After rocking the L.A. Lakers 119-108 on Saturday night, the Nuggets are ready to kick down that freakin’ door.

“I’ve never looked at the history of the Nuggets as a weight or a burden. I’ve looked at it as an opportunity to be the first team to win a championship,” coach Michael Malone told me as we stood outside the Denver locker room after the victory.

Eddie Murphy was here at Crypto.com Arena, with his feet on the floor near midcourt, wearing sunglasses. Indoors. At night. In a building drenched in Hollywood glitz, Jake Gyllenhaal turned the head of every lady in the house. And, at 86 years old, Jack Nicholson is still so cool he doesn’t even feel the need to comb his hair.

So many stars.

But on this spring night in SoCal, Nuggets guard Jamal Murray outshined them all.

Murray scored 37 points. And every shot by the Blue Arrow drove home a point straight through the doubt surrounding Denver as a legit championship contender. To the shock and dismay of the crowd in L.A., the Nuggets put Game 3 away with a 13-0 run in the fourth quarter.

With a commanding 3-0 lead in this best-of-seven series, Nikola Jokic and Murray are simply better at basketball than LeBron James and Anthony Davis.

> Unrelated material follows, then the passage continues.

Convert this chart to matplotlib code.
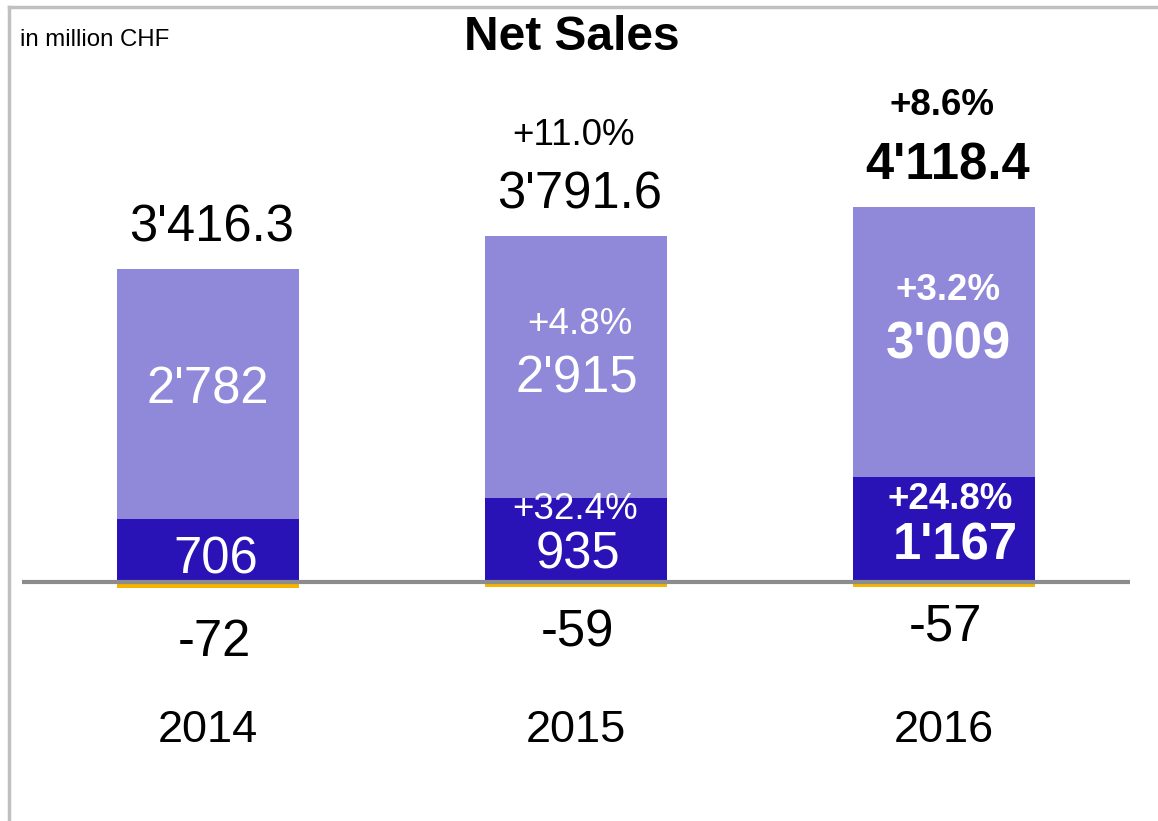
import matplotlib
matplotlib.use("Agg")
import matplotlib.pyplot as plt
from matplotlib.lines import Line2D

plt.rcParams['font.family'] = ['Liberation Sans', 'DejaVu Sans']

years = ['2014', '2015', '2016']
dark_vals = [706, 935, 1167]
light_vals = [2782, 2915, 3009]
neg_vals = [-72, -59, -57]
total_vals = [3416.3, 3791.6, 4118.4]
growth_total = ['', '+11.0%', '+8.6%']
growth_light = ['', '+4.8%', '+3.2%']
growth_dark = ['', '+32.4%', '+24.8%']
bold_flags = [False, False, True]

DARK = '#2913B6'
LIGHT = '#9088D9'
YELLOW = '#F4B400'


def fmt(v, dec=0):
    s = f"{v:,.{dec}f}"
    return s.replace(',', "'")


W, H = 1158, 821
fig = plt.figure(figsize=(W / 100, H / 100), dpi=100)
ax = fig.add_axes([0, 0, 1, 1])

# pixel mapping
x0_px, step_px = 208, 368
base_px = 582  # from top
scale = 0.0898  # px per unit
ax.set_xlim(-x0_px / step_px, (W - x0_px) / step_px)
ax.set_ylim(-(H - base_px) / scale, base_px / scale)
ax.axis('off')

xs = list(range(len(years)))
bw = 182 / step_px
ax.bar(xs, dark_vals, width=bw, color=DARK, zorder=2)
ax.bar(xs, light_vals, width=bw, bottom=dark_vals, color=LIGHT, zorder=2)
ax.bar(xs, neg_vals, width=bw, color=YELLOW, zorder=2)
ax.plot([(22 - x0_px) / step_px, (1130 - x0_px) / step_px], [0, 0],
        color='#8C8C8C', lw=3, zorder=3, solid_capstyle='butt')


def put(x, y, s, dx_px, dy_px, size, color='black', bold=False):
    ax.annotate(s, xy=(x, y), xytext=(dx_px, dy_px), textcoords='offset pixels',
                ha='center', va='center', fontsize=size, color=color,
                fontweight='bold' if bold else 'normal', zorder=4)


PCT = 26.5
for i in xs:
    b = bold_flags[i]
    top = dark_vals[i] + light_vals[i]
    # totals
    put(i, top, fmt(total_vals[i], 1), 4, 41, 36.5, bold=b)
    if growth_total[i]:
        put(i, top, growth_total[i], -2, 101, PCT, bold=b)
    # light segment
    mid_l = dark_vals[i] + light_vals[i] / 2
    dy = [8, -8, 1][i]
    put(i, mid_l, fmt(light_vals[i]), [0, 1, 4][i], dy - 4, 36.5, color='white', bold=b)
    if growth_light[i]:
        put(i, mid_l, growth_light[i], [0, 4, 4][i], dy + 51, PCT, color='white', bold=b)
    # dark segment
    mid_d = dark_vals[i] / 2
    dyd = [-5, -10, -11][i]
    put(i, mid_d, fmt(dark_vals[i]), [8, 2, 11][i], dyd - 5, 36.5, color='white', bold=b)
    if growth_dark[i]:
        put(i, mid_d, growth_dark[i], [0, -1, 6][i], dyd + 41, PCT, color='white', bold=b)
    # negative
    put(i, 0, fmt(neg_vals[i]), [6, 1, 1][i], [-61, -51, -45][i], 36.5)
    # year
    put(i, 0, years[i], 0, -149, 32.5)

fig.text(572 / W, 1 - 38 / H, 'Net Sales', ha='center', va='center',
         fontsize=34.5, fontweight='bold')
fig.text(20 / W, 1 - 40 / H, 'in million CHF', ha='left', va='center', fontsize=17.3)

# frame lines
fig.add_artist(Line2D([9 / W, 1], [1 - 7.5 / H, 1 - 7.5 / H], color='#C0C0C0', lw=2.5,
                      transform=fig.transFigure))
fig.add_artist(Line2D([9 / W, 9 / W], [0, 1 - 7.5 / H], color='#C0C0C0', lw=2.5,
                      transform=fig.transFigure))

fig.savefig('out.png', dpi=100)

As Denver raced to a 14-point lead in the first quarter, threatening to run the Lakers out of their own building and down Santa Monica Boulevard in the backseat of Randy Newman’s convertible, two questions leapt to mind:

Bubble Murray is old news; when did the Blue Arrow morph into Air Jordan?

And: How did these Lakers even make the playoffs?

But if winning the first championship in franchise history was as easy as the early stages of this game looked, the Nuggets would’ve done it by now. The Lakers climbed back in the game on the competitive grit of James, Davis’ re-emergence from his Game 2 slumber and the sharp-shooting of Austin Reaves.

While 30 points by Murray in the opening 24 minutes were dazzling, three personal fouls on Jokic were disturbing as the Nuggets held a slim 58-55 lead going into halftime.

And when Jokic picked up his fourth foul not five minutes deep into the third quarter, Malone challenged the call. No dice. As the two-time MVP took a seat on the Denver bench L.A. fans jumped out of their seats. The Nuggets appeared to be in deep soup. A 3-pointer by Reaves tied it at 71 with 5:25 remaining in the third quarter.

The measure of this team’s mettle and maturity, however, is how the Nuggets don’t flinch, much less panic, in the face of adversity. With Murray, scoreless in the third period, suddenly silent, and Jokic doing nothing more than offering encouragement from the sideline, Denver somehow managed to take an 84-82 advantage into the final 12 minutes.

“I never doubted my team,” said Jokic, who made his voice heard in the huddle and his presence felt on the court in the fourth quarter, proving that even foul trouble can’t keep the real MVP down. Here’s hoping Philadelphia center Joel Embiid got a chance to watch from home, enjoying every one of Jokic’s 24 points, six rebounds and eight assists.

Los Angeles and Boston are the storied franchises with all the tradition and too many championship banners in the rafters to count (OK, it’s 34 between them; I looked it up.)

James and Davis, however, ain’t what they use to be. Jokic and Murray are ascending stars.

Well, well, well. The tinfoil-hat conspiracy theorists are going to hate this. Even refs who blew a very sympathetic tune for the stars couldn’t save L.A. from being pushed to the brink of a sweep. In the conference finals, the Lakers and Celtics are on the ropes.

Coming off the floor after handing the Lakers their first home loss in these playoffs, Murray told his teammates not to get too giddy.

“It takes 16 wins to win a championship,” Murray explained. “And we’ve got five more to go.”

The Nuggets are ready for their close-up. I’m not so certain television network executives are thrilled about a team from the lost time zone knocking LeBron and the Lakers out of the national spotlight.

If Denver takes its quest for the first championship in franchise history to South Beach to play the Miami Heat, will the NBA Finals be telecast on ESPN the Ocho?